Written instruction -> Copy exactly, and only, the lines below from the first through the one containing "import * as", both included; pictures are omitted.

Material provided ->
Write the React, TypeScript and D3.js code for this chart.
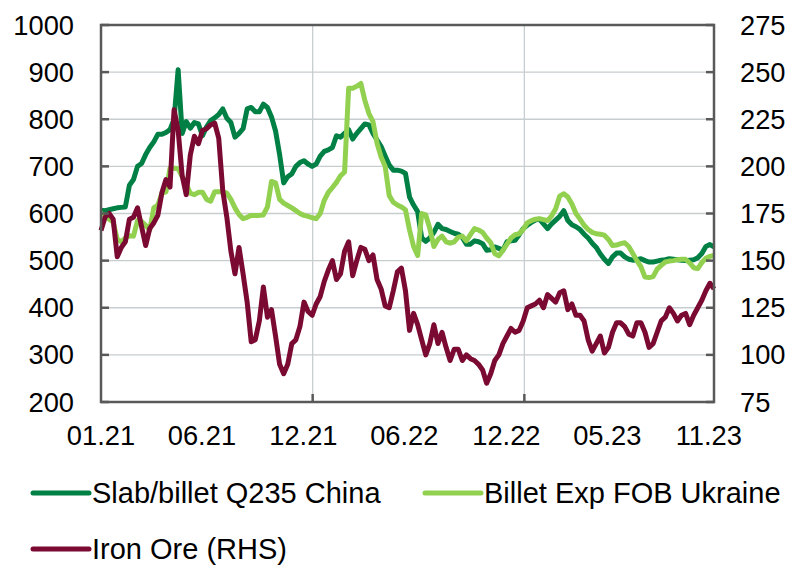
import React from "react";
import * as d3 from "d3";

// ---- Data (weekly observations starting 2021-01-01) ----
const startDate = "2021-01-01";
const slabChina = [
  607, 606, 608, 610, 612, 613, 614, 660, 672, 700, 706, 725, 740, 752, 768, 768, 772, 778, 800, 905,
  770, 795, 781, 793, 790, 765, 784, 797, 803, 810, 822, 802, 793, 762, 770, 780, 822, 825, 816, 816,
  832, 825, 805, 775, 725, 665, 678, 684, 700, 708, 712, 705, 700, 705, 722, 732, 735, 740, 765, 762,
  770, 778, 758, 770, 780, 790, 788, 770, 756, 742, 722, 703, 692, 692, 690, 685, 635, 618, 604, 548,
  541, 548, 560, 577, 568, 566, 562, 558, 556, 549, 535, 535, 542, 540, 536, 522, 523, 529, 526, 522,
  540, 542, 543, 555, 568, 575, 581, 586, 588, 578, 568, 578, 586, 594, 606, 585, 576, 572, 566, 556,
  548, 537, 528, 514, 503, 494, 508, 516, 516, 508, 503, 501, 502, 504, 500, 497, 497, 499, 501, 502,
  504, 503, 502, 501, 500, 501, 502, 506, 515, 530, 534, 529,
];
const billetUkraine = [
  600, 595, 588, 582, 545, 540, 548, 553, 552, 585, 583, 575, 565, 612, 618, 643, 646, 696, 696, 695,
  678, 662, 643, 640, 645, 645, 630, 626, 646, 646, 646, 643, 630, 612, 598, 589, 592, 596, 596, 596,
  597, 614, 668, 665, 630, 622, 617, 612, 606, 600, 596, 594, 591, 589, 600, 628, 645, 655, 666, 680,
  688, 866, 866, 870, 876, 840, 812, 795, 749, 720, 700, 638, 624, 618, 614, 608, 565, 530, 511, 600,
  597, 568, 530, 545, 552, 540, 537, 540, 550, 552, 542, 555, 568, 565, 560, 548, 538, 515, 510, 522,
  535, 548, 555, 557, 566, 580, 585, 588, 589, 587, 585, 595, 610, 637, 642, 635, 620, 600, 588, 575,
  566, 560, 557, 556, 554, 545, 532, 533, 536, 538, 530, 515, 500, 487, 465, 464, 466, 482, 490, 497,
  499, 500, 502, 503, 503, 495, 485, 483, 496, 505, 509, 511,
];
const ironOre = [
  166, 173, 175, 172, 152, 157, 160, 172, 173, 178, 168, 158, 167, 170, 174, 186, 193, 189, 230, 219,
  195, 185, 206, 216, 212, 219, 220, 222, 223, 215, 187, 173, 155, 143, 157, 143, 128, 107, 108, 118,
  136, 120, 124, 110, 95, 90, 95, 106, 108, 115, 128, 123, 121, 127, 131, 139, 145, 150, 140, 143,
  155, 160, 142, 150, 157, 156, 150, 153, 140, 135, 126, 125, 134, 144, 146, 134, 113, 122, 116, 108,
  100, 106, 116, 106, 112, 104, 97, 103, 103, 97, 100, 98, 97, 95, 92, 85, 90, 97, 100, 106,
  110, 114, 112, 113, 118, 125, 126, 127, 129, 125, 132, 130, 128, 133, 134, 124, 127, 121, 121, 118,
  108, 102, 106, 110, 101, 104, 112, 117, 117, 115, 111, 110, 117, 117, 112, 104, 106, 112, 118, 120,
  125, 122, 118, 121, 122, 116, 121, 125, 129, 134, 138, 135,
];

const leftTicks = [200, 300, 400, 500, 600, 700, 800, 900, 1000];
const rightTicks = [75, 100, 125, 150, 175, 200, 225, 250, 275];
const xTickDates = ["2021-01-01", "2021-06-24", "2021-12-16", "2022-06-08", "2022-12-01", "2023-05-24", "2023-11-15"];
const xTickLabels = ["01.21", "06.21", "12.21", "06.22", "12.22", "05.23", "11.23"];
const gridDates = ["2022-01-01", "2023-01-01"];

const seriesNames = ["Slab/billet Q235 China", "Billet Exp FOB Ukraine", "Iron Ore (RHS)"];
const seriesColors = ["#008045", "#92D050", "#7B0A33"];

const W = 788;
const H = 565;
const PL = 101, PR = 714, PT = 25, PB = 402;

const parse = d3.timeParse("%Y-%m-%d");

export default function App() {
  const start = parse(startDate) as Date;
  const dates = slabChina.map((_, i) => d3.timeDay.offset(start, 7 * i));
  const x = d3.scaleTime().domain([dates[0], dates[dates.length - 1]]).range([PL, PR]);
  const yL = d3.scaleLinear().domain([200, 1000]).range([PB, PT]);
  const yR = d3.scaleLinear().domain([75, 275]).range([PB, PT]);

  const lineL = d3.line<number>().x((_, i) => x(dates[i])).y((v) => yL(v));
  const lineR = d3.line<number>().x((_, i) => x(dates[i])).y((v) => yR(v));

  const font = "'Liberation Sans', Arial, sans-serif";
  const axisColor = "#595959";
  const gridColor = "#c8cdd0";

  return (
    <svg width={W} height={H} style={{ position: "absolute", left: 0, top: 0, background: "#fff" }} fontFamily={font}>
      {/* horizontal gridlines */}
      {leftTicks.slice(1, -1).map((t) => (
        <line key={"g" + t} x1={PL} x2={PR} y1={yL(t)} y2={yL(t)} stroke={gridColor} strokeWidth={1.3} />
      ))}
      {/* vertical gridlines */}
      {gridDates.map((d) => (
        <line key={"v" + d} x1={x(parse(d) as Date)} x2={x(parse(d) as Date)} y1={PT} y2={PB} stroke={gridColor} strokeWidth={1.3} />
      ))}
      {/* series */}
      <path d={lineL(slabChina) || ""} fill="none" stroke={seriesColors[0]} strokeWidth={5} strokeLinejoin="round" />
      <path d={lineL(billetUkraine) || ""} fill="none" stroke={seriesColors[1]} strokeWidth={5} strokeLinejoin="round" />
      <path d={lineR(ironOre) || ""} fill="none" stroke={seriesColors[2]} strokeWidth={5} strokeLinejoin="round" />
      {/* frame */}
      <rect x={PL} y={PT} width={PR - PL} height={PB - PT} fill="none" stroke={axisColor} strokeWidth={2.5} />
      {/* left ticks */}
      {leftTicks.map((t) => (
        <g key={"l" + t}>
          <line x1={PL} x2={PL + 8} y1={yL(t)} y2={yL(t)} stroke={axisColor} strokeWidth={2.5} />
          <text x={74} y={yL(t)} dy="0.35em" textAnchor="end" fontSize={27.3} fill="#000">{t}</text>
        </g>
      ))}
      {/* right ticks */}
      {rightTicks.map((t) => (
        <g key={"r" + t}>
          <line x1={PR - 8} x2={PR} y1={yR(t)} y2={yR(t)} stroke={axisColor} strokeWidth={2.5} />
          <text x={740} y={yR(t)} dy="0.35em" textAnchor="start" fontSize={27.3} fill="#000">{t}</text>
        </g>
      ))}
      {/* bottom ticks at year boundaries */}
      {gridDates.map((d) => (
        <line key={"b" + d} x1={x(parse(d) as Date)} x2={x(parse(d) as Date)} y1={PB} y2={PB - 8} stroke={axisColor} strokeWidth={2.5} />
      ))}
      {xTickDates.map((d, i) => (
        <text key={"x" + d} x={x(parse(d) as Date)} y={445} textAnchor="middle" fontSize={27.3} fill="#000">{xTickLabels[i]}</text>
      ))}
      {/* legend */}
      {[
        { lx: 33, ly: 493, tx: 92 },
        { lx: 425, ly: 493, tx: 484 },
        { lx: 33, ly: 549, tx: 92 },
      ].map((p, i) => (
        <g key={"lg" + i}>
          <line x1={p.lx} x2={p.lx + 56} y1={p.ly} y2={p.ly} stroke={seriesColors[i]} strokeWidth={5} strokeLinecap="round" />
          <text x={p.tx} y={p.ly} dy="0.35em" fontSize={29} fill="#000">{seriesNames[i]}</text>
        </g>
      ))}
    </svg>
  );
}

The output ->
Write the React, TypeScript and D3.js code for this chart.
import React from "react";
import * as d3 from "d3";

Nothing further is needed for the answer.